Esa es una pregunta que ya la borré hace mucho de mi cabeza, justamente porque no sé responderla.
No soy el único. En el transcurso de todos estos años, he convivido con todo tipo de personas: ricas, pobres, poderosas y acomodadas. En todos los ojos que se cruzaban con los míos, siempre me pareció que faltaba algo – e incluyo a los guerreros, y a los sabios, gente que no tendría nada de qué quejarse.
Algunas personas parecen felices: simplemente, no se plantean el asunto. Otras hacen planes: tendré un marido, una casa, dos hijos, una casa de campo... Mientras se encuentran ocupadas realizando esa lista, son como toros embistiendo: no piensan, sólo avanzan. Consiguen su coche, a veces consiguen hasta su Ferrari, les parece que en eso consiste el sentido de la vida, y no se hacen nunca la pregunta de arriba. Pero, a pesar de todo, los ojos arrastran una tristeza de la que estas personas ni siquiera son conscientes.

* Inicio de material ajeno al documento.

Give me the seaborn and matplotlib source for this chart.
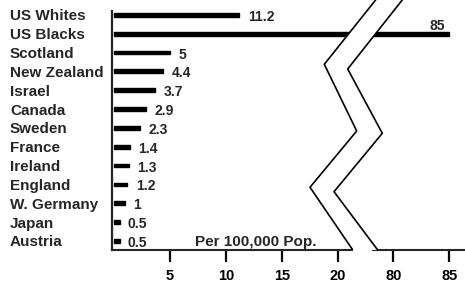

Yo no sé si todo el mundo es infeliz. Lo que sé es que las personas están siempre ocupadas: trabajando más tiempo del que les corresponde, ocupándose de los hijos, del marido, de la carrera, del diploma, de lo que harán al día siguiente, de lo que hay que comprar, de lo que hay que tener para no sentirse inferior, etc.
Pocas personas me dijeron: “Soy infeliz”. La mayoría me dice: “Estoy de maravilla. Conseguí todo lo que quería”.
Entonces, les pregunto: “¿Qué es lo que te hace feliz?”
Me responden: “Tengo todo lo que cualquiera puede desear: familia, casa, trabajo, salud...”
Les pregunto de nuevo: “¿Alguna vez te paraste a pensar si eso era todo en la vida?”
Y responden: “Sí, eso es todo”.
Insisto: “En ese caso, el sentido de la vida es el trabajo, la familia, los hijos que crecerán y acabarán marchándose, la mujer o el marido que con el tiempo se transforman más en amigos que en auténticos enamorados. Y el trabajo terminará un día. ¿Qué harás cuando llegue ese momento?”
Llegados a este punto, no me responden. Se van por las ramas. Pero siempre queda algo escondido: el empresario que aún no hizo el negocio que soñaba, el ama de casa a la que le gustaría disponer de más independencia y más dinero, el que acaba de conseguir su título en la facultad se pregunta si fue él quien escogió sus estudios o si alguien los eligió por él, al dentista le habría gustado ser cantante, el cantante hubiera querido ser político, el deseo del político era ser escritor, y el escritor es un labrador frustrado.
En la calle donde escribo esta columna y observo a las personas que pasan, apuesto a que todo el mundo esta sintiendo lo mismo. Esta mujer tan elegante dedica sus días a intentar parar el tiempo, controlando la báscula, porque piensa que de eso depende el amor. En la acera de enfrente se ve a una pareja con dos niños. El hombre y la mujer viven momentos de intensa felicidad cuando salen a pasear con sus hijos, pero al mismo tiempo el subconsciente se preocupa del empleo que podría faltar un día, de las tragedias que pueden llegar en cualquier momento, y piensa en cómo librarse de ellas, cómo protegerse del mundo.
Hojeo las revistas de famosos: todo el mundo riéndose, todo el mundo contento. Pero como frecuento este medio, sé que la realidad es otra: todos aparecen riendo o divirtiéndose en la foto, en aquel momento, pero por la noche, o por la mañana, la historia es diferente. “¿Qué voy a hacer para seguir apareciendo en las revistas?” “¿Cómo voy a disimular que ya no tengo el dinero suficiente para mantener esta vida de constantes lujos?” O “¿Cómo hago para aumentar mi lujo, para hacerlo más llamativo que el de los demás?” “La actriz con la que aparezco en esta foto, riéndonos las dos, celebrando algo, ¡mañana me puede robar el papel!” “¿Estaré mejor vestida que ella? ¿Por qué sonreímos, si nos detestamos?”
En fin, me quedo con los versos de Jorge Luis Borges: “Ya no seré feliz. Tal vez no importa. Hay tantas otras cosas en el mundo”.